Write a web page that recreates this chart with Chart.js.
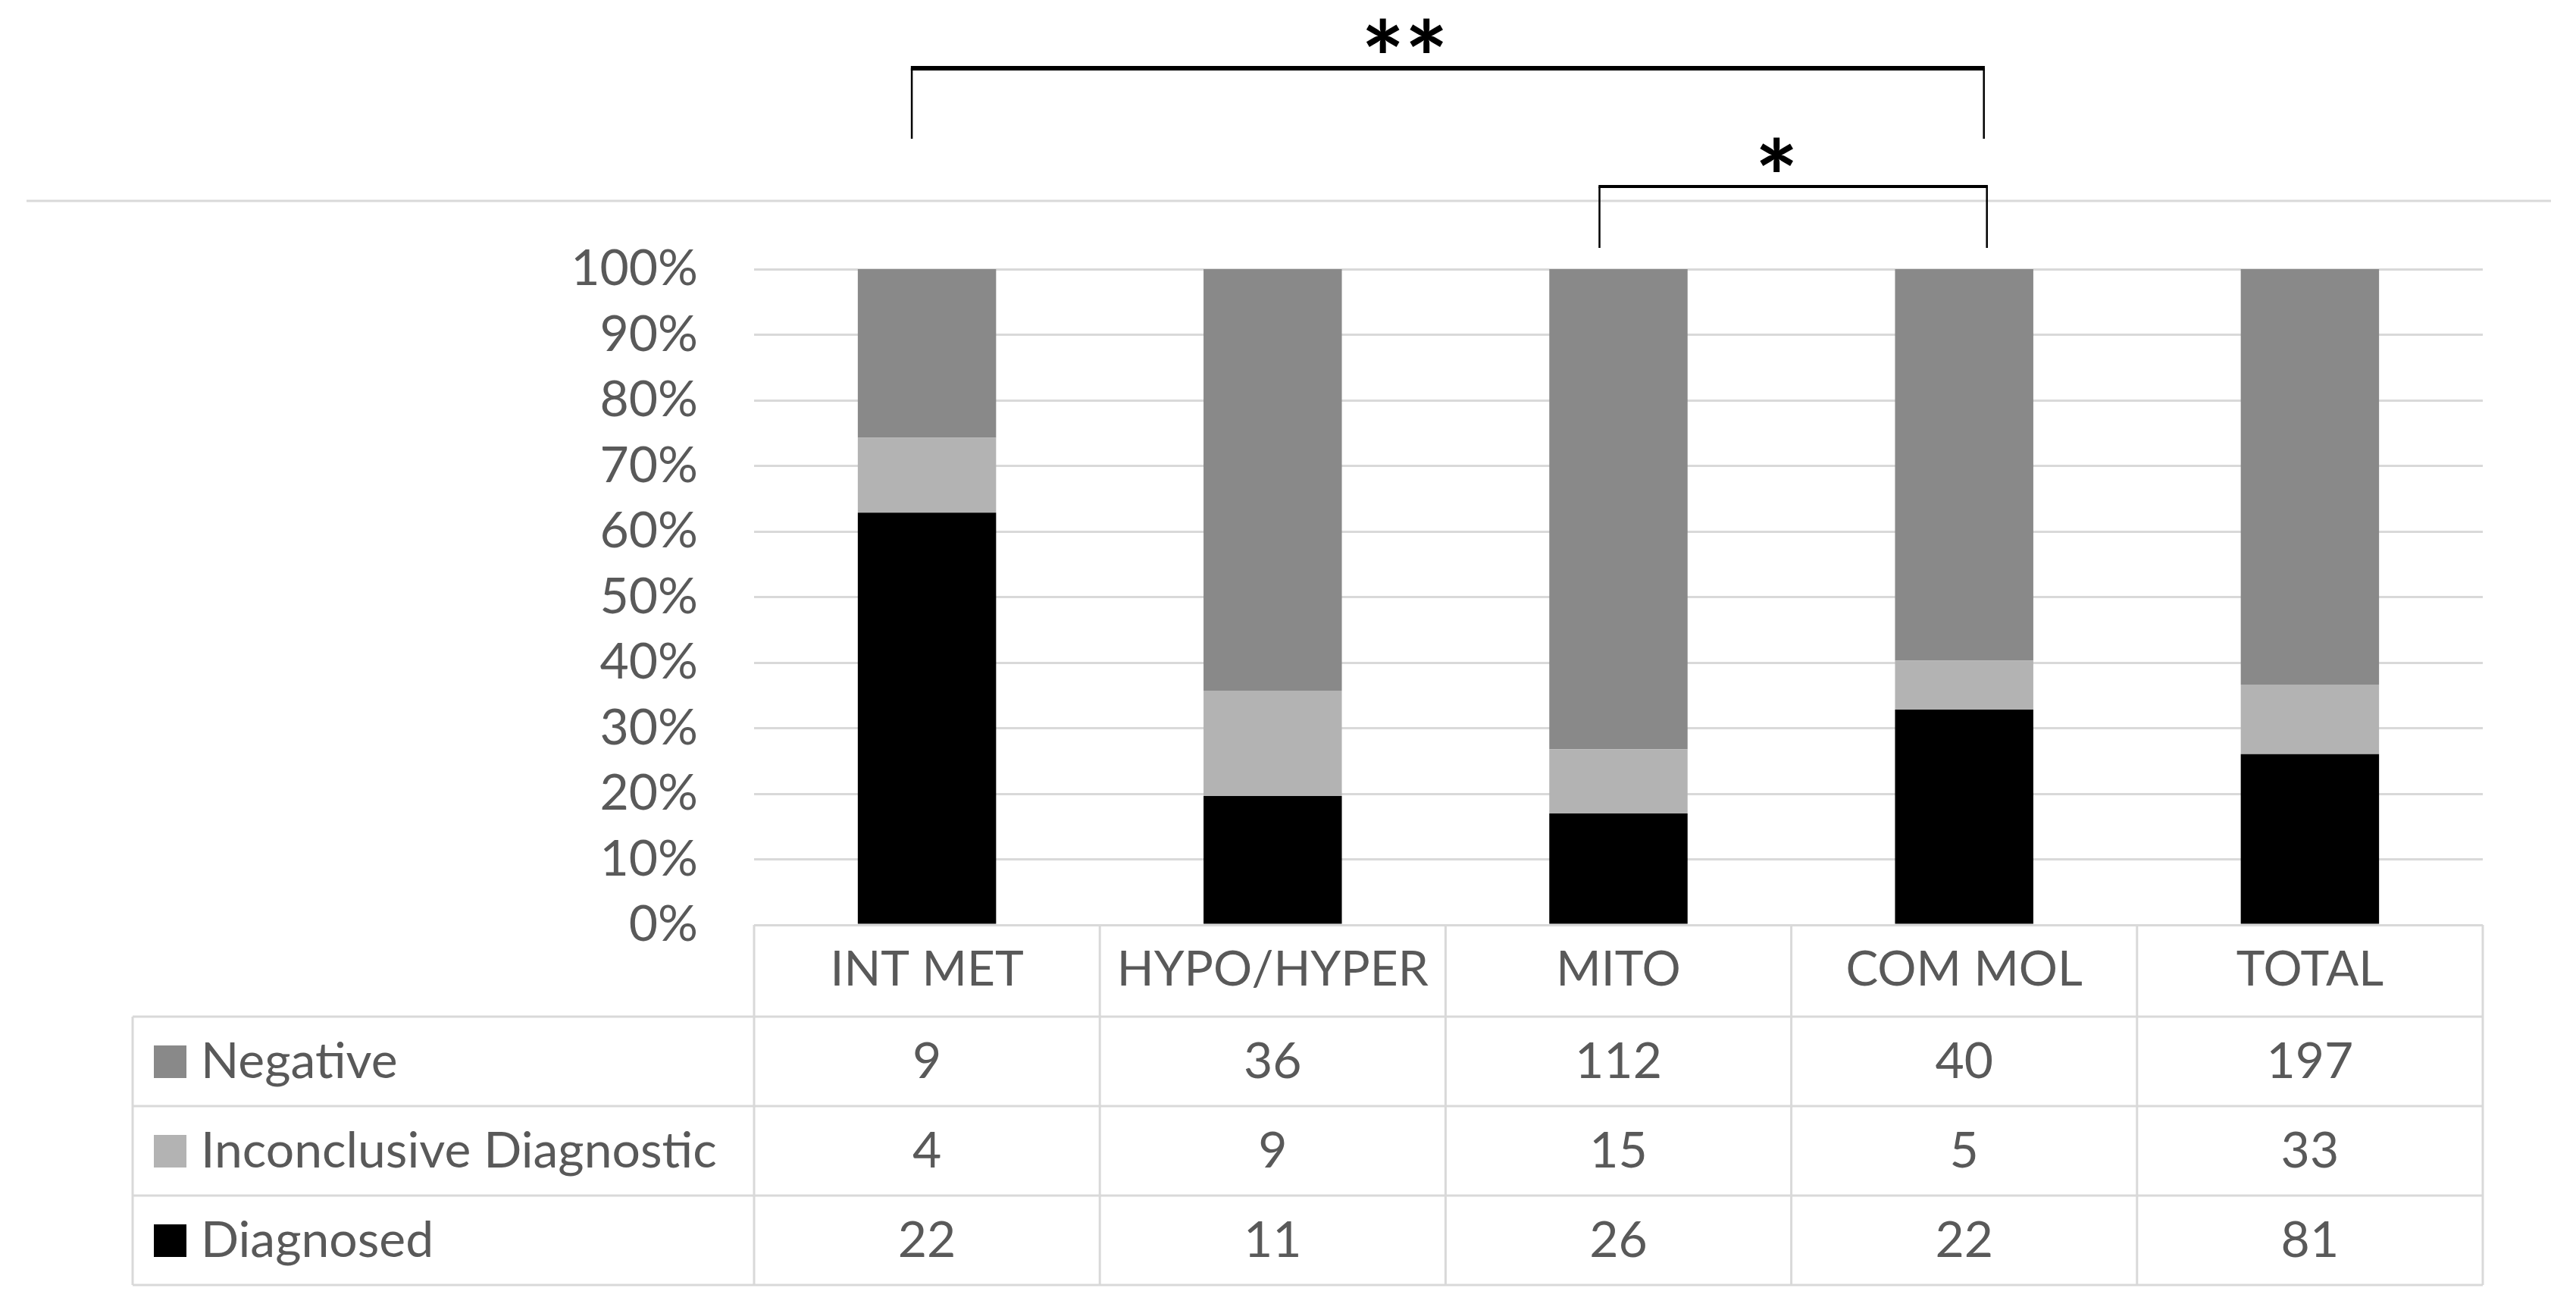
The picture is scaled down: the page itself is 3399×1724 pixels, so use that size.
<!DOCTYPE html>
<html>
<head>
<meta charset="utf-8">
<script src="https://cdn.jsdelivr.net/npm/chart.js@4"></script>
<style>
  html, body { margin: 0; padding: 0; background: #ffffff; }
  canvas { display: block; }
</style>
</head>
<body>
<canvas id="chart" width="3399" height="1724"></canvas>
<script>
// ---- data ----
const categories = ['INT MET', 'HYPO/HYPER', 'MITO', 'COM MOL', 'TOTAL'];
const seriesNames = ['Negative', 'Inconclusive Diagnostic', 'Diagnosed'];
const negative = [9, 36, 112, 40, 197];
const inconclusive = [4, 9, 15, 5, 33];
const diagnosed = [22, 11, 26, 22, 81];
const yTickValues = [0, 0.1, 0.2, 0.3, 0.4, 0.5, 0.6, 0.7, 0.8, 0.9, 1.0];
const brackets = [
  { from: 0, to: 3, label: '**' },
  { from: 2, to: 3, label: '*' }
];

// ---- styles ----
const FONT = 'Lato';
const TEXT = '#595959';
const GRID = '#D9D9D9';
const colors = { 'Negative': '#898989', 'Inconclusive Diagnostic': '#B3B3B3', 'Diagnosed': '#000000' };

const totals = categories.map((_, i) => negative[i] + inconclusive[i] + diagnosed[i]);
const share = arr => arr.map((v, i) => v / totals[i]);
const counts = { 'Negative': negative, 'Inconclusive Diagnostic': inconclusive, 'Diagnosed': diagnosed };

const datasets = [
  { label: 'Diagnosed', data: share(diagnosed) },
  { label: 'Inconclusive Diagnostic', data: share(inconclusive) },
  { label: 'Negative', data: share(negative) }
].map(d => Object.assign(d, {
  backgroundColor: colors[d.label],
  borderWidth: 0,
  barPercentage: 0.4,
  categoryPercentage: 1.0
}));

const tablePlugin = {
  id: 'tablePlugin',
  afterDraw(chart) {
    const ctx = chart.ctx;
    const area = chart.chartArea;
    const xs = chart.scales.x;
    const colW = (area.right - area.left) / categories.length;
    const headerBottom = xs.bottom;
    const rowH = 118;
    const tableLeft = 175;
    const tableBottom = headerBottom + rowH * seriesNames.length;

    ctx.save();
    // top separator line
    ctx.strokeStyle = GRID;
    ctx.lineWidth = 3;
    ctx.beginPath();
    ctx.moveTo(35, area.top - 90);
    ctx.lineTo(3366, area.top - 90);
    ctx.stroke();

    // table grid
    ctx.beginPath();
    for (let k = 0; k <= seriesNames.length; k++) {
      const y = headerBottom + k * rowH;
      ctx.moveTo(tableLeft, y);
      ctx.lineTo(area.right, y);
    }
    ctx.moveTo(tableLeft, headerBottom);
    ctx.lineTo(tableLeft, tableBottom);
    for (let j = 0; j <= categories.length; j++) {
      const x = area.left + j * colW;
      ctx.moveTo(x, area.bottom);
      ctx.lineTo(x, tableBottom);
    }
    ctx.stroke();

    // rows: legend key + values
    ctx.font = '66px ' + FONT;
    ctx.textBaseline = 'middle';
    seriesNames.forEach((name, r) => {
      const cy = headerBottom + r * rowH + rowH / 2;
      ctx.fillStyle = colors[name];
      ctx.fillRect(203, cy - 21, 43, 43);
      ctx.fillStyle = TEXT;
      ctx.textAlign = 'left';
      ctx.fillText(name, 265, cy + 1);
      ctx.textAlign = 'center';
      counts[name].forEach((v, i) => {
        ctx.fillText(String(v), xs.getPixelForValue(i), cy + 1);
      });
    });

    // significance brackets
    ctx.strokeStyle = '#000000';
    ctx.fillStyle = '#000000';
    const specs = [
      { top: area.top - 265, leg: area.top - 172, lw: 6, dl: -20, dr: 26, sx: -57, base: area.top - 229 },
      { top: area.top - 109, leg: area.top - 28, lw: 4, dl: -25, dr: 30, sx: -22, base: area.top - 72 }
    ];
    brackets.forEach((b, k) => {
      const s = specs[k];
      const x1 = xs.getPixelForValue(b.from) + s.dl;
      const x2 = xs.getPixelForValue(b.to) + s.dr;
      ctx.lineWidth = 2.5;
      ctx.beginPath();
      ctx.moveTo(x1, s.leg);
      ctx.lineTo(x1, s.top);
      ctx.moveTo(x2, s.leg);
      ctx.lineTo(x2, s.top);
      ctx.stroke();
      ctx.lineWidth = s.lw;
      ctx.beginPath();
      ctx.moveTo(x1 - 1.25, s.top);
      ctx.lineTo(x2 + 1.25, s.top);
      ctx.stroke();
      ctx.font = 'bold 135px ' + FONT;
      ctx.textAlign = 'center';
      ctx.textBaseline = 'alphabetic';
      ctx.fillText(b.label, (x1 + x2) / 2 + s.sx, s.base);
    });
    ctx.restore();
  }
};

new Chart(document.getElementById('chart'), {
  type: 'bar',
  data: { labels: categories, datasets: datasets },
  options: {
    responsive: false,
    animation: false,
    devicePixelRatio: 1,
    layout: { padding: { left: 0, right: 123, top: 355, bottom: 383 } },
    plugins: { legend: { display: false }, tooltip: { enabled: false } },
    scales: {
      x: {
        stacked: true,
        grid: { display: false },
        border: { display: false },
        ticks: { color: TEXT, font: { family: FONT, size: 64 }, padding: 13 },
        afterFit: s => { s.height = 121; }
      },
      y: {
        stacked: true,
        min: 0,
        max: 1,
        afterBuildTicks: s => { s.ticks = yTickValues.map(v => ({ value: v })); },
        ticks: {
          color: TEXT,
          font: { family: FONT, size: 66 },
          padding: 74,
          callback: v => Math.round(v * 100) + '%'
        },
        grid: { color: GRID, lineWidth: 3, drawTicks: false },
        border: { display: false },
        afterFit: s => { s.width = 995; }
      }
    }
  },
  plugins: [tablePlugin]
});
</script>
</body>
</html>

What the exercise asks: Transcribe the listing in full and omit the pictures.

Task solution:
Write a web page that recreates this chart with Chart.js.
The picture is scaled down: the page itself is 3399×1724 pixels, so use that size.
<!DOCTYPE html>
<html>
<head>
<meta charset="utf-8">
<script src="https://cdn.jsdelivr.net/npm/chart.js@4"></script>
<style>
  html, body { margin: 0; padding: 0; background: #ffffff; }
  canvas { display: block; }
</style>
</head>
<body>
<canvas id="chart" width="3399" height="1724"></canvas>
<script>
// ---- data ----
const categories = ['INT MET', 'HYPO/HYPER', 'MITO', 'COM MOL', 'TOTAL'];
const seriesNames = ['Negative', 'Inconclusive Diagnostic', 'Diagnosed'];
const negative = [9, 36, 112, 40, 197];
const inconclusive = [4, 9, 15, 5, 33];
const diagnosed = [22, 11, 26, 22, 81];
const yTickValues = [0, 0.1, 0.2, 0.3, 0.4, 0.5, 0.6, 0.7, 0.8, 0.9, 1.0];
const brackets = [
  { from: 0, to: 3, label: '**' },
  { from: 2, to: 3, label: '*' }
];

// ---- styles ----
const FONT = 'Lato';
const TEXT = '#595959';
const GRID = '#D9D9D9';
const colors = { 'Negative': '#898989', 'Inconclusive Diagnostic': '#B3B3B3', 'Diagnosed': '#000000' };

const totals = categories.map((_, i) => negative[i] + inconclusive[i] + diagnosed[i]);
const share = arr => arr.map((v, i) => v / totals[i]);
const counts = { 'Negative': negative, 'Inconclusive Diagnostic': inconclusive, 'Diagnosed': diagnosed };

const datasets = [
  { label: 'Diagnosed', data: share(diagnosed) },
  { label: 'Inconclusive Diagnostic', data: share(inconclusive) },
  { label: 'Negative', data: share(negative) }
].map(d => Object.assign(d, {
  backgroundColor: colors[d.label],
  borderWidth: 0,
  barPercentage: 0.4,
  categoryPercentage: 1.0
}));

const tablePlugin = {
  id: 'tablePlugin',
  afterDraw(chart) {
    const ctx = chart.ctx;
    const area = chart.chartArea;
    const xs = chart.scales.x;
    const colW = (area.right - area.left) / categories.length;
    const headerBottom = xs.bottom;
    const rowH = 118;
    const tableLeft = 175;
    const tableBottom = headerBottom + rowH * seriesNames.length;

    ctx.save();
    // top separator line
    ctx.strokeStyle = GRID;
    ctx.lineWidth = 3;
    ctx.beginPath();
    ctx.moveTo(35, area.top - 90);
    ctx.lineTo(3366, area.top - 90);
    ctx.stroke();

    // table grid
    ctx.beginPath();
    for (let k = 0; k <= seriesNames.length; k++) {
      const y = headerBottom + k * rowH;
      ctx.moveTo(tableLeft, y);
      ctx.lineTo(area.right, y);
    }
    ctx.moveTo(tableLeft, headerBottom);
    ctx.lineTo(tableLeft, tableBottom);
    for (let j = 0; j <= categories.length; j++) {
      const x = area.left + j * colW;
      ctx.moveTo(x, area.bottom);
      ctx.lineTo(x, tableBottom);
    }
    ctx.stroke();

    // rows: legend key + values
    ctx.font = '66px ' + FONT;
    ctx.textBaseline = 'middle';
    seriesNames.forEach((name, r) => {
      const cy = headerBottom + r * rowH + rowH / 2;
      ctx.fillStyle = colors[name];
      ctx.fillRect(203, cy - 21, 43, 43);
      ctx.fillStyle = TEXT;
      ctx.textAlign = 'left';
      ctx.fillText(name, 265, cy + 1);
      ctx.textAlign = 'center';
      counts[name].forEach((v, i) => {
        ctx.fillText(String(v), xs.getPixelForValue(i), cy + 1);
      });
    });

    // significance brackets
    ctx.strokeStyle = '#000000';
    ctx.fillStyle = '#000000';
    const specs = [
      { top: area.top - 265, leg: area.top - 172, lw: 6, dl: -20, dr: 26, sx: -57, base: area.top - 229 },
      { top: area.top - 109, leg: area.top - 28, lw: 4, dl: -25, dr: 30, sx: -22, base: area.top - 72 }
    ];
    brackets.forEach((b, k) => {
      const s = specs[k];
      const x1 = xs.getPixelForValue(b.from) + s.dl;
      const x2 = xs.getPixelForValue(b.to) + s.dr;
      ctx.lineWidth = 2.5;
      ctx.beginPath();
      ctx.moveTo(x1, s.leg);
      ctx.lineTo(x1, s.top);
      ctx.moveTo(x2, s.leg);
      ctx.lineTo(x2, s.top);
      ctx.stroke();
      ctx.lineWidth = s.lw;
      ctx.beginPath();
      ctx.moveTo(x1 - 1.25, s.top);
      ctx.lineTo(x2 + 1.25, s.top);
      ctx.stroke();
      ctx.font = 'bold 135px ' + FONT;
      ctx.textAlign = 'center';
      ctx.textBaseline = 'alphabetic';
      ctx.fillText(b.label, (x1 + x2) / 2 + s.sx, s.base);
    });
    ctx.restore();
  }
};

new Chart(document.getElementById('chart'), {
  type: 'bar',
  data: { labels: categories, datasets: datasets },
  options: {
    responsive: false,
    animation: false,
    devicePixelRatio: 1,
    layout: { padding: { left: 0, right: 123, top: 355, bottom: 383 } },
    plugins: { legend: { display: false }, tooltip: { enabled: false } },
    scales: {
      x: {
        stacked: true,
        grid: { display: false },
        border: { display: false },
        ticks: { color: TEXT, font: { family: FONT, size: 64 }, padding: 13 },
        afterFit: s => { s.height = 121; }
      },
      y: {
        stacked: true,
        min: 0,
        max: 1,
        afterBuildTicks: s => { s.ticks = yTickValues.map(v => ({ value: v })); },
        ticks: {
          color: TEXT,
          font: { family: FONT, size: 66 },
          padding: 74,
          callback: v => Math.round(v * 100) + '%'
        },
        grid: { color: GRID, lineWidth: 3, drawTicks: false },
        border: { display: false },
        afterFit: s => { s.width = 995; }
      }
    }
  },
  plugins: [tablePlugin]
});
</script>
</body>
</html>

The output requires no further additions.